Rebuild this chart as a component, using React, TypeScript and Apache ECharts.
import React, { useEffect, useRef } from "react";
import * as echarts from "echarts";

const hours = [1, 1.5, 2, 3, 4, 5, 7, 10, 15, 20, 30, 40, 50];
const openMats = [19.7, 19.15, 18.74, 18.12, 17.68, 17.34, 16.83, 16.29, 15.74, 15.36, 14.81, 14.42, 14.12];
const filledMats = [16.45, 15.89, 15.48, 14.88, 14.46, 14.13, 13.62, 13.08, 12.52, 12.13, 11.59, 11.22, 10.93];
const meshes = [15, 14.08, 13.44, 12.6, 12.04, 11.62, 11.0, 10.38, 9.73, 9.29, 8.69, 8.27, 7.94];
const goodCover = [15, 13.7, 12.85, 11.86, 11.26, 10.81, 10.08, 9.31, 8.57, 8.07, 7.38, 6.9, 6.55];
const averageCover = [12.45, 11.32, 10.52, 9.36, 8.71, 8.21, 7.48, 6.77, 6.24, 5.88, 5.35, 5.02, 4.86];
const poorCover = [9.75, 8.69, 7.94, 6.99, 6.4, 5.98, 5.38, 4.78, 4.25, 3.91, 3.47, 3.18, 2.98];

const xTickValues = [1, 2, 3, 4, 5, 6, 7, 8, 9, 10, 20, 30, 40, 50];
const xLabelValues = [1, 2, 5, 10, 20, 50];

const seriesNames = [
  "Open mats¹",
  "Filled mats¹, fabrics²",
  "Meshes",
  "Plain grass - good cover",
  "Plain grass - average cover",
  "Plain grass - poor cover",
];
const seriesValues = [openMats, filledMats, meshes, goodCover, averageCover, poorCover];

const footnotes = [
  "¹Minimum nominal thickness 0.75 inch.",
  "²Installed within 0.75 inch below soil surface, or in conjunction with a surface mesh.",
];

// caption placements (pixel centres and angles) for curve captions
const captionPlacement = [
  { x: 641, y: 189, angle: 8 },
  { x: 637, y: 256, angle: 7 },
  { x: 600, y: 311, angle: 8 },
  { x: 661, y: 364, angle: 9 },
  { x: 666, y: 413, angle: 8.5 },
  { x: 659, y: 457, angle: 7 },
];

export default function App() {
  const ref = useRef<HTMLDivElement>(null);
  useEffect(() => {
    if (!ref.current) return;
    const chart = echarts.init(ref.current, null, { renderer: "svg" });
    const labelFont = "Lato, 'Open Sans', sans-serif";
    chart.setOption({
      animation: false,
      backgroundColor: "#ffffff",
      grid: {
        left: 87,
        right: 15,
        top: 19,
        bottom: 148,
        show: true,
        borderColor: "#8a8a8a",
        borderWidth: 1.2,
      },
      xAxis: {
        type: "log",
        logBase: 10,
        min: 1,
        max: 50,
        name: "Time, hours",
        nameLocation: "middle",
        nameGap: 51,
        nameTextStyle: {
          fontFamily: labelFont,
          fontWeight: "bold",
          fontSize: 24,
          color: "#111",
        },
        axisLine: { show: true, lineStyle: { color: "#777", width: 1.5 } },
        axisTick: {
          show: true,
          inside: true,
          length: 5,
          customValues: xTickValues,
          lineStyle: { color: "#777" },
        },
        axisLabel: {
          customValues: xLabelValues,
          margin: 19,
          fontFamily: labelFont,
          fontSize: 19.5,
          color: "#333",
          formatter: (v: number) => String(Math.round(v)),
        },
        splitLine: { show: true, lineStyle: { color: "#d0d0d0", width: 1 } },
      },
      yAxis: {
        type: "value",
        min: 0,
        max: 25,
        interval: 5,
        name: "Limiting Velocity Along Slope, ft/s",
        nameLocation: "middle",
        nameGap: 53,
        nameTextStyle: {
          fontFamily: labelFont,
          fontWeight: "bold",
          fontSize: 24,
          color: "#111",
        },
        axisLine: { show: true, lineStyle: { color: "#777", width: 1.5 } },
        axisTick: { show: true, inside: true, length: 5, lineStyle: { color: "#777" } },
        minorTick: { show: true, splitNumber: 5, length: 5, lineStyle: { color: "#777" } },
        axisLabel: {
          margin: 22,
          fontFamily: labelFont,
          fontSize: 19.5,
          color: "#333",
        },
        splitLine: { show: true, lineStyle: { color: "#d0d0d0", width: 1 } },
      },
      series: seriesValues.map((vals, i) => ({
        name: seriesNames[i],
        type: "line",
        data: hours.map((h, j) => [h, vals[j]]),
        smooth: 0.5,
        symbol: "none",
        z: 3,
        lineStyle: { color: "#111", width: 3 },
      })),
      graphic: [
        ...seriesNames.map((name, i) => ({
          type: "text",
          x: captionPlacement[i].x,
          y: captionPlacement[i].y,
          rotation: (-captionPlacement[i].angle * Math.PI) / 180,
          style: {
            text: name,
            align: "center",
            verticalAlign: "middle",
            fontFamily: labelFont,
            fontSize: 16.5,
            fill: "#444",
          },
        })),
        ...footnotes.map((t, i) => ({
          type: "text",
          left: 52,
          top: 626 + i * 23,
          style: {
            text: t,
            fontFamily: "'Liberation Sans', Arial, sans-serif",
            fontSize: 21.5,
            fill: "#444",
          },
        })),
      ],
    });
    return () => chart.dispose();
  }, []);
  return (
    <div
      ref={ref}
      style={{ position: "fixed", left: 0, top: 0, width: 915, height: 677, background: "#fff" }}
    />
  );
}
──────
* _PROMPT_
Repeat, exactly and only, the lines from the beginning of the material through the line that contains "import * as".

* _FINAL ANSWER_
Rebuild this chart as a component, using React, TypeScript and Apache ECharts.
import React, { useEffect, useRef } from "react";
import * as echarts from "echarts";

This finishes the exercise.